In 1987, Arturo and his bride Maria would move to the United States and make Walla Walla their home. The couple became U.S. citizens, purchased a home, and raised their two daughters, Mara and Stefanie, now adults, who were both born in Walla Walla.

Maria and Arturo are long-standing employees of the Walla Walla School District with Arturo employed as the assistant head custodian at Walla Walla High School and Maria employed as the kitchen manager for Edison Elementary School. She was previously employed at Garrison Junior High.

Maria isn’t just known for her mole. In 2009, the school district took note of the large population of students at Garrison who were originally from Michoacán. A conversation was started to bring more authentic Mexican cuisine to the Garrison cafeteria instead of the usual “American” fare of burgers and tater tots. It was Maria who introduced her mother’s recipe of pozole, a healthy and fresh alternative. The soup brought a flavor of home to many of their students and exposed other students to new food from another culture.

Maria’s original family size recipe was then drafted to serve at least 200 students, and the piquant soup found its way onto the school district’s menu to be served as “cook’s choice.”

The person who is fortunate enough to enter the Alonso home will immediately feel welcomed as they are escorted to be seated at a long oak table with seating for at least 10 people located in an open dining room and large modern kitchen enhanced with natural lighting. In the center of the long table is a decorative wooden case toting bottles of wine and tequila.

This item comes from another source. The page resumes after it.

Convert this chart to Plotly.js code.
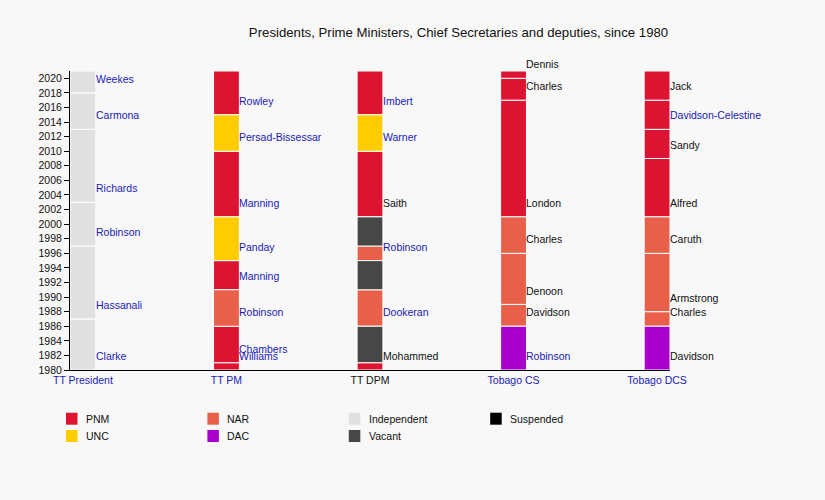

Arturo is very generous and hospitable when it comes to entertaining his guests. Whether Maria is serving mole over chicken, pozole, or authentic cheese quesadillas topped with a salad of lettuce and fresh cilantro, freshly-made guacamole, and her own red chile sauce. You will leave happy and content feeling the many connections from Mexico with love. 

Maria’s Mole Recipe

Hot chiles and rich chocolate make this authentic mole sauce perfect for topping stewed meats or enchiladas. Maria’s recipe is from memory and handed down from her mother. Hopefully, our interpretation did it justice.


2 oz. Pasilla Dried chile

2 oz. Ancho dried chile

2 oz. Negro dried chile

1 oz. Sesame Seeds

10 Peanuts

4 Black peppercorns

3 Cloves (whole)

3 Almonds

1 oz. Corn tortilla (torn up)

1 oz. White bread (roll or a slice, torn up)

½ Tablet Abuelita chocolate

2¼ c Chicken broth

1/3 c Olive oil


In a pan drizzle about 1/3 cup of olive oil on low heat. Grill dried chiles in oil until they have a slight black tint. Place chiles in a bowl, adding around ¼ or more chicken broth to cover all chiles. Let chiles soak for 15 minutes.

In a blender add sesame seeds, peanuts, almonds, peppercorns, cloves, tortilla and bread with 2 cups of broth or less depending on desired thickness. Blend well until smooth. Add this mixture into a deep pot and bring to a slow boil, then to simmer. Once again in the blender add chiles including the oil and blend until smooth (may add broth if necessary). Add blended chile mixture into the same pot. To this mixture add ½ tablet of chocolate and allow chocolate to melt. Stir chocolate well into the sauce to combine. Let the finished sauce simmer and reduce until thickened, 10-15 minutes. Season with salt to taste.

Serve mole sauce over prepared chicken, pork, turkey or your favorite enchiladas.

Maria’s Chicken Mole Recipe


2oz. Chile Ancho

2oz. Chile Pasilla

2oz. Chile Negro

5 pieces Black Pepper

3 pieces of Cloves

1/2 oz. Pumpkin Seeds

3 Almonds

½ oz. Sesame Seeds

2 Garlics

¼ Small Onions

¼ cup Chicken Broth

1 pinch of salt

10 Chicken pieces


Add 11/2 gallons of water into a deep pan. Once water has come to a boil, add a pinch of cilantro, pinch of salt, ¼ cup of onions, one garlic, one tomato cut in fourths, with all 10 chicken pieces until fully cooked. Drain chicken broth into a bowl to later use.

Use another pan and drizzle 1/3 cup of olive oil on low. Grill chiles until there is a slight black tint. You will then place chiles into bowl, adding enough chicken broth to cover all chiles. Let chiles soak for 15 minutes in chicken broth.

Add all spices together with two cups of chicken broth until fully mixed in blender.

Use deep pot adding ¼ cup of oil and pour spices/broth into out. Once boiling, blend chiles and add into pot as well.